Eat, Explore, Meditate
Norman Rockwell director leads us on an ideal day
Laurie Norton Moffatt has had a busy 27-plus years as director and CEO of the Norman Rockwell Museum—presiding over its evolution from a humble house-museum on downtown Stockbridge’s Main Street to its spacious campus on Route 183, where the artist’s studio cottage can be visited and rotating exhibitions, like this summer’s look at Edward Hopper, sit alongside Rockwell’s body of work. Her tenure has overlapped with Rockwell’s movement from the periphery to the center of the fine-art world, the auction value of his work skyrocketing with help from the intense attention of high-profile collectors like George Lucas and Steven Spielberg.
We asked her what her ideal day in the Berkshires would look like, when she has the time to tour around. With encouragement to pack in as much as possible, she sketched out a delicious itinerary that demonstrates the relationship between her professional life and personal interests, with a heavy dose of art exposure.
“I would start with an early morning meditation on my woodland terrace, listening to the sound of my burbling brook running past,” she says, sounding fully enthusiastic about the bucolic Berkshire lifestyle.
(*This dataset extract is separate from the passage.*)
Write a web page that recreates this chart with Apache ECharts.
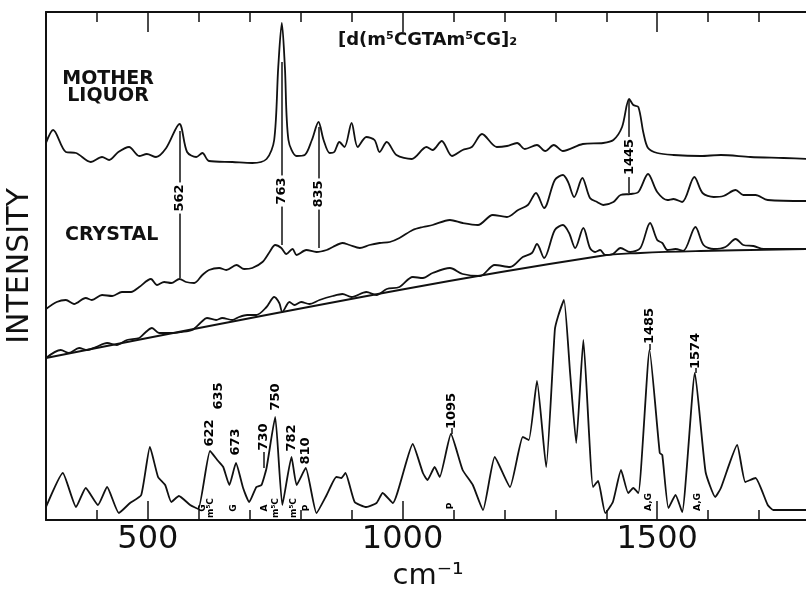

From there, the former competitive diver would continue with the taste of the outdoors, with a long-distance swim in Stockbridge Bowl.
After toweling off, Moffatt would meet a friend at her latest favorite breakfast spot, Pleasant & Main in Housatonic. “The proprietor makes early-morning French croissants and pastries, Parisian style. It’s such a dilemma—it doesn’t make sense because I’m headed to yoga right after so I can’t eat very much. But I might have an omelet or a crêpe and maybe a croissant because he just keeps bringing things to the table,” she says with a laugh.
That yoga would happen at Yoga GB on Elm Court in Great Barrington, which gives her a chance to pick up some green tea at Rubi’s Coffee & Sandwiches, and then head around the bend to Lauren Clark Fine Art, Moffatt’s first art-related visit of the day.
“I’m quite a voracious collector of Berkshire artists. In this imaginary day, I decide I can’t resist another Bart Arnold piece for my jewelry collection. While there, I would look longingly and lovingly at another Joe Wheaton sculpture.”
From there, it’s time to drive back up Route 7 and meet a friend for a walk, with dogs, through Ice Glen in Stockbridge. “It’s nice and cool in the woods, and there’s a prehistoric feeling among the rocks and moss and trees.”
This also offers a chance to pop into downtown Stockbridge and visit Vlada Boutique to pick up a new accessory for the evening. And the visit wouldn’t be complete without stopping in to Sohn Fine Art “to glance at the latest photography and artists that owner Cassandra Sohn has in there, trying to keep up on the visual-art scene in the Berkshires. Quite a few of the towns throughout the Berkshires have very nice galleries. I like to keep up with people’s work and to support the gallery scene—otherwise we won’t have one.” [Sohn Fine Art will close the gallery on August 30. It now has a new, larger location at 69 Church Street in Lenox.] Not surprisingly, Moffatt would then pop into Schantz Galleries across the street to take a look at the stunning glass sculptures.
While in Stockbridge, it’s fitting that Moffatt would want to drop by the Norman Rockwell Museum to visit the artist’s studio and then take the quiet, ten-minute walk down to the Housatonic River for a spot of meditation. From there, she’d meet a museum trustee for a business lunch over in West Stockbridge at the Six Depot Roastery and Café.
“I was bereft when Scott Cole,” formerly the proprietor of Caffe Pomo D’oro, a longtime fixture at the same location, “left, but the new owners have created a wonderful experience—a new art-viewing opportunity at the gallery and having things like music and tango at night.”
She’d also venture around the corner to the Stanmeyer Gallery and Shaker Dam Coffeehouse for a pour-over coffee and to take in the work of National Geographic photographer John Stanmeyer.
The back roads up toward Williamstown would offer a chance to take in the scenery and peek at Mount Greylock, followed by visits to the Williams College Museum of Art and the Sterling and Francine Clark Art Institute.
When dinnertime rolls around, Moffatt would be tempted to stick around and dine at the Williams Inn, followed by a visit to Williamstown Theatre Festival. But on this particular (imaginary) day, she’d head back down to Stockbridge for dinner outside on the terrace at the Red Lion Inn. She’d end the day with a walk up Main Street to Berkshire Theatre Group to check out something at the small Unicorn Theatre.
“I especially love the Unicorn productions—they’re experimental and fun and challenging and surprising. I never quite know what to expect, and I love that.”